There is a deficit of talented candidates in the market, seeking a new role.


This is a common misconception. 

Yes, we know this will ring true for SOME departments in this space where there is a glaring skill shortage around certain roles in the creative economy, such as engineering. However, it is easy to blame a “talent short market” if a role is proving difficult to hire for. The associated assumption is that there is a shortage of suitable candidates with the skills required to come into the organisation, do the role and perform. . 


A talent shortage VS an inherent bias…

Are there times when “talent short” is a cop-out for hiring managers? Is this easy language, steeped in safety bias - and when translated amounts to: 

 “A shortage of candidates that have done similar jobs to the one I am looking to fill, in similar places to the place that I work?”

The digital and creative sector NEEDS 1.2 MILLION new workers in 2022, to keep up with the speed of accelerative growth. 

All organisations and hiring managers have a commitment to challenge themselves when sourcing, recruiting and retaining talent; a necessary component is honing in on how they widen the gate at the entry point, encouraging transferable skills into the industry.

Our advice?

Think broader, wider and ultimately diversify!

We can all see the Web3 space growing at pace…a new, exciting and evolving extension of the creative economy, where new ways of thinking, connecting and creating are encouraged. 

Web3 is the perfect opportunity for emerging organisations in this new era to explore an alternate way of thinking when it comes to hiring, which when actioned will just simply become a new way of hiring. Full stop. 

What are the required transferable skills in a new sector that doesn’t have an established pool of talent in familiar roles?

The space is so primitive. The emergence of pure-play Web3 organisations and Web3 departments in more traditional creative companies will shape a new mantra, and lead by example when it comes to thinking differently about the incoming talent. 

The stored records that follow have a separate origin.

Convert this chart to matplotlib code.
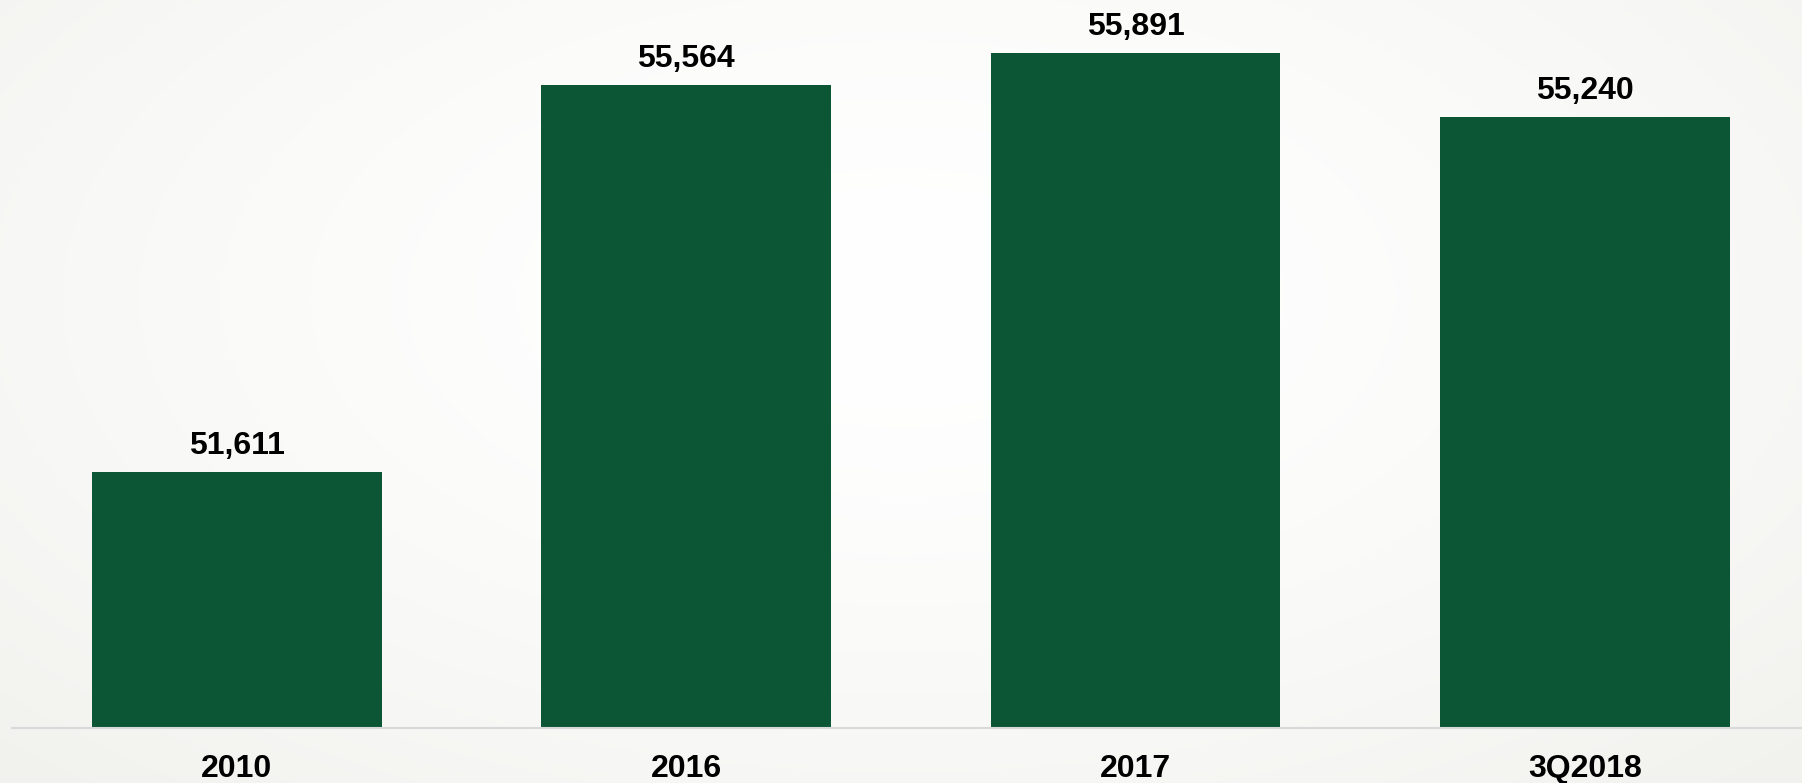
import numpy as np
import matplotlib.pyplot as plt

# data
categories = ['2010', '2016', '2017', '3Q2018']
values = [51611, 55564, 55891, 55240]
value_labels = ['51,611', '55,564', '55,891', '55,240']

bar_color = '#0c5535'

fig = plt.figure(figsize=(18.02, 7.83), dpi=100)

# soft radial background
bg = fig.add_axes([0, 0, 1, 1])
yy, xx = np.mgrid[0:1:300j, 0:1:700j]
r = np.sqrt(((xx - 0.5) / 0.75) ** 2 + ((yy - 0.38) / 0.9) ** 2)
r = np.clip(r, 0, 1)
white = np.array([1.0, 1.0, 1.0])
edge = np.array([0xf0, 0xf0, 0xec]) / 255
img = white + (edge - white) * r[..., None] ** 1.6
bg.imshow(img, aspect='auto', extent=[0, 1, 0, 1], origin='upper')
bg.axis('off')

ax = fig.add_axes([12 / 1802, 55 / 783, 1 - 12 / 1802, 728 / 783])
ax.patch.set_alpha(0)
bars = ax.bar(range(len(categories)), values, width=0.645, color=bar_color, zorder=2)
ax.bar_label(bars, labels=value_labels, padding=8, fontsize=23,
             fontweight='bold', family='Liberation Sans', color='black')

ax.set_xlim(-0.5, 3.483)
ax.set_ylim(49000, 56434)
ax.set_xticks(range(len(categories)))
ax.set_xticklabels(categories, fontsize=23, fontweight='bold', family='Liberation Sans')
ax.tick_params(axis='x', length=0, pad=19)
ax.set_yticks([])
for s in ['top', 'right', 'left']:
    ax.spines[s].set_visible(False)
ax.spines['bottom'].set_color('#d9d9d9')
ax.spines['bottom'].set_linewidth(1.5)

fig.savefig('out.png', dpi=100)
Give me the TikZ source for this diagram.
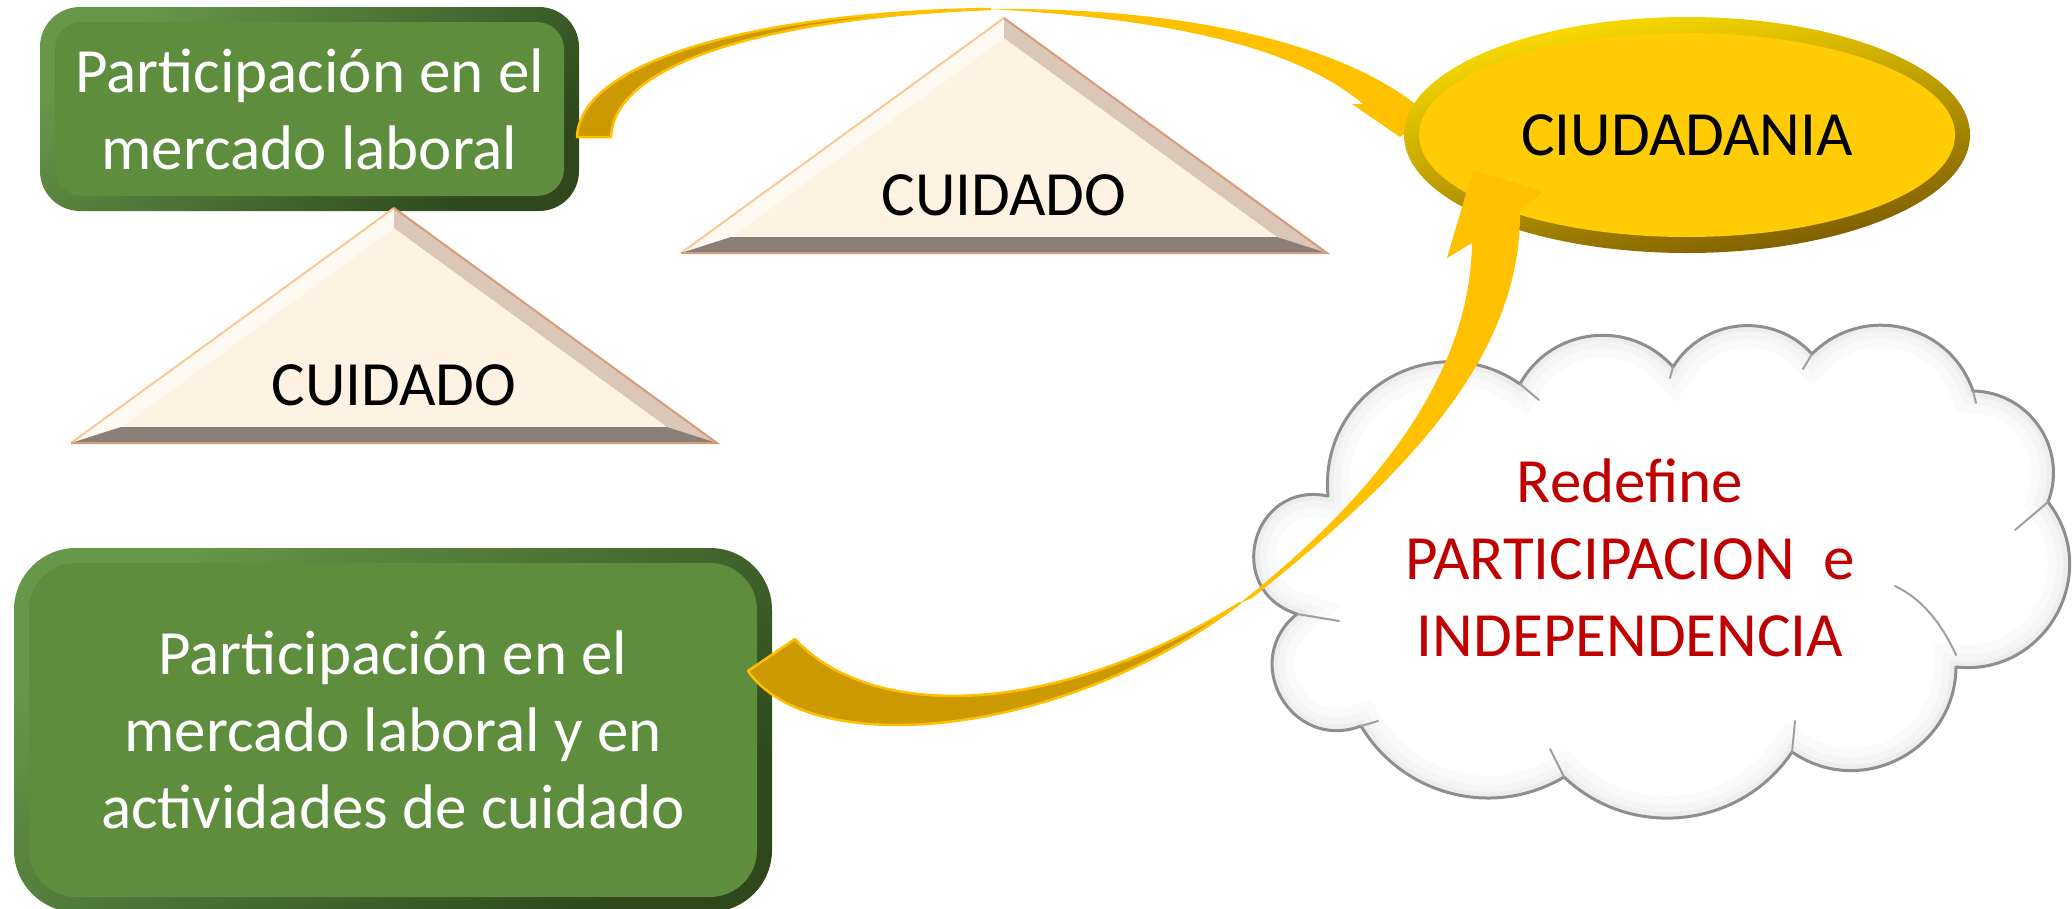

“It is crucial to ensure that the people building Web3 are from a diverse range of backgrounds since the technologies built often reflect those who create them. We will not build an inclusive future if the builders themselves are not representative of society as a whole.”  - UKTN

So, with all of this in mind, the option to hide behind (consciously or not) the notion of a “talent short” market becomes null and void.

A mindset shift needs to happen quickly and with actionable outputs, in order to empower brilliant talent who have the raw skills to enter the industry with welcoming arms.

Does this mean organisations need to spend more time in the hiring process? 

Yes, it does. 

Does this mean that more effort and spending needs to go into education, learning and development? 

Yes, it does. 

But does this also mean that ultimately, the creative economy will become a more exciting, forward-thinking and innovative space, enriched with the diversity of thought and challenging the way things have always been done… 


Adopting a new approach to hiring will elongate those miniature shortlists. Combining this new approach, with an equitable and fair interview process will open the door to a varied and exciting pool of talented people. 

It will no longer be a case of just hiring for those jobs, but finding individuals that will bring so much more to the role, the team and ultimately the organisation as a whole.